Procter & Gamble Relies on Beauty for Ugly Quarter
Procter & Gamble (NYSE: PG) announced a low quality Q3 in its earnings report this morning, along with management dropping Q4 guidance down a considerable amount. The only division of the consumer packaged goods company that produced organic sales growth above estimates was Beauty, but that was not enough to save earnings.
Currently trading down -4%, analysts expected PG to be weak today as the unsatisfactory results loom in the minds of investors seeing projected Q4 guidance to be reasonable, but not impressive by any means.
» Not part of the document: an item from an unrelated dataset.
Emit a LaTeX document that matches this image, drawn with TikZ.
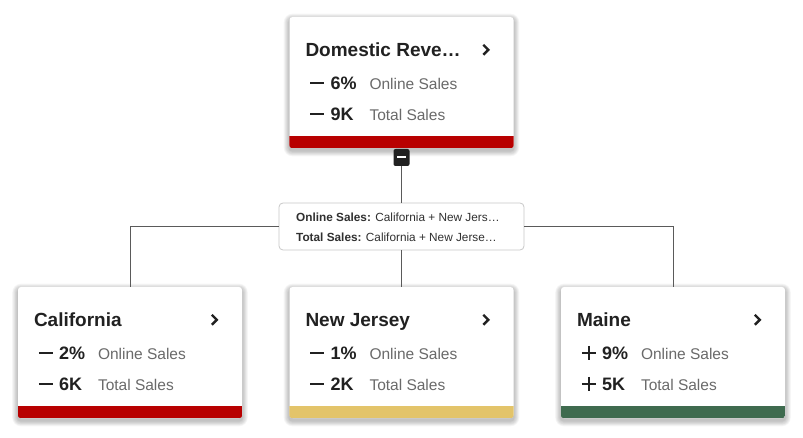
\documentclass[tikz,border=0pt]{standalone}
\usepackage{fontspec}
\setmainfont{Liberation Sans}
\pgfdeclarelayer{bg}
\pgfdeclarelayer{shade}
\pgfsetlayers{bg,shade,main}
\definecolor{barred}{HTML}{B80000}
\definecolor{baryellow}{HTML}{E3C46A}
\definecolor{bargreen}{HTML}{3F6B4F}
\definecolor{ink}{HTML}{212121}
\definecolor{muted}{HTML}{6A6A6A}
\definecolor{wirec}{HTML}{5A5A5A}
\definecolor{boxline}{HTML}{C8C8C8}
\definecolor{boxtext}{HTML}{303030}
\tikzset{
  card/.style={fill=white, rounded corners=3pt, minimum width=224pt, minimum height=131pt, inner sep=0pt},
  shadelayer/.style={fill=black, opacity=0.032},
  ttl/.style={anchor=base west, inner sep=0pt, font=\fontsize{19}{22}\selectfont\bfseries, text=ink},
  num/.style={anchor=base west, inner sep=0pt, font=\fontsize{18}{21}\selectfont\bfseries, text=ink},
  lab/.style={anchor=base west, inner sep=0pt, font=\fontsize{15.5}{18}\selectfont, text=muted},
  sgn/.style={draw=ink, line width=2pt},
  chev/.style={draw=ink, line width=2.4pt},
  wire/.style={draw=wirec, line width=0.9pt},
  lblbox/.style={draw=boxline, fill=white, line width=0.8pt, rounded corners=4pt, minimum width=245pt, minimum height=47pt, inner sep=0pt},
  lbltext/.style={anchor=base west, inner sep=0pt, font=\fontsize{11.8}{13}\selectfont, text=boxtext},
  btn/.style={fill=ink, rounded corners=2pt, minimum width=16pt, minimum height=17pt, inner sep=0pt},
}
\newcommand{\drawcard}[8]{%
  \node[card] (#1) at (#2,#3) {};
  \begin{pgfonlayer}{shade}
    \foreach \e in {0.7,1.4,2.1,2.8,3.5,4.2,4.9,5.6}{
      \pgfmathsetmacro\rr{3+\e}
      \fill[shadelayer, rounded corners=\rr pt]
        ([xshift=-\e pt, yshift=\e pt-2.5pt]#1.north west) rectangle
        ([xshift=\e pt, yshift=-\e pt-2.5pt]#1.south east);
    }
  \end{pgfonlayer}
  \begin{scope}
    \clip[rounded corners=3pt] (#1.south west) rectangle (#1.north east);
    \fill[#8] (#1.south west) rectangle ([yshift=12pt]#1.south east);
  \end{scope}
  \node[ttl] (#1-ttl) at ([xshift=16pt,yshift=-40pt]#1.north west) {#4};
  \draw[chev] ([xshift=194pt,yshift=-28pt]#1.north west) -- ++(5,5) -- ++(-5,5);
  \draw[sgn] ([xshift=21pt,yshift=-66pt]#1.north west) -- ++(14,0);
  \draw[sgn] ([xshift=21pt,yshift=-97pt]#1.north west) -- ++(14,0);
  \ifnum#5=1
    \draw[sgn] ([xshift=28pt,yshift=-59pt]#1.north west) -- ++(0,14);
    \draw[sgn] ([xshift=28pt,yshift=-90pt]#1.north west) -- ++(0,14);
  \fi
  \node[num] (#1-n1) at ([xshift=41pt,yshift=-73pt]#1.north west) {#6};
  \node[lab] (#1-l1) at ([xshift=80pt,yshift=-73pt]#1.north west) {Online Sales};
  \node[num] (#1-n2) at ([xshift=41pt,yshift=-104pt]#1.north west) {#7};
  \node[lab] (#1-l2) at ([xshift=80pt,yshift=-104pt]#1.north west) {Total Sales};
}
\begin{document}
\begin{tikzpicture}[x=1pt,y=-1pt]
  \begin{pgfonlayer}{bg}
    \fill[white] (0,0) rectangle (803,438);
  \end{pgfonlayer}
  \useasboundingbox (0,0) rectangle (803,438);
  \drawcard{top}{401.5}{82.5}{Domestic Reve…}{0}{6\%}{9K}{barred}
  \drawcard{ca}{130}{352.5}{California}{0}{2\%}{6K}{barred}
  \drawcard{nj}{401.5}{352.5}{New Jersey}{0}{1\%}{2K}{baryellow}
  \drawcard{me}{673}{352.5}{Maine}{1}{9\%}{5K}{bargreen}
  \node[btn] (btn) at (401.5,157.5) {};
  \draw[draw=white, line width=2pt] ([xshift=-4.5pt]btn.center) -- ([xshift=4.5pt]btn.center);
  \node[lblbox] (lbl) at (401.5,226.5) {};
  \node[lbltext] (lbl1) at (296,222) {\textbf{Online Sales:} California + New Jers…};
  \node[lbltext] (lbl2) at (296,242) {\textbf{Total Sales:} California + New Jerse…};
  \draw[wire] (btn.south) -- (lbl.north);
  \draw[wire] (lbl.south) -- (nj.north);
  \draw[wire] (lbl.west) -| (ca.north);
  \draw[wire] (lbl.east) -| (me.north);
\end{tikzpicture}
\end{document}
"P&G reduced F12 guidance, which now includes core EPS of $3.82-$3.88 (down 1%- flat) from $3.93-4.03 prior and below our core EPS estimate of $3.97," Oppenheimer said in a report today. "Further, initial F4Q guidance includes core EPS of $0.79-$0.85 (-4% to +4%) vs. our $0.94 estimate. The quarter will be negatively impacted by a higher tax rate, by about $0.05."
The research firm also stated that the market will likely be skeptical of FQ4 organic growth forecast for PG, as key discretionary categories remain weak for the company with the majority of its six segments underperforming.
As a snowball effect has begun to spiral from dull pet care and snacks sales to less-than-encouraging fabric and home care profits, Procter & Gamble has started to roll back pricing increases across the world that will likely negatively impact Church & Dwight (NYSE: CHD) and Colgate-Palmolive (NYSE: CL), among other companies. Morgan Stanley views this as a negative move by the shaky business.
As the company continues to try to get a hold on what future projections should be, for now it seems investors will not be snatching up Procter & Gamble shares any time soon.
PG is currently trading at $64.14, down -3.88% YTD.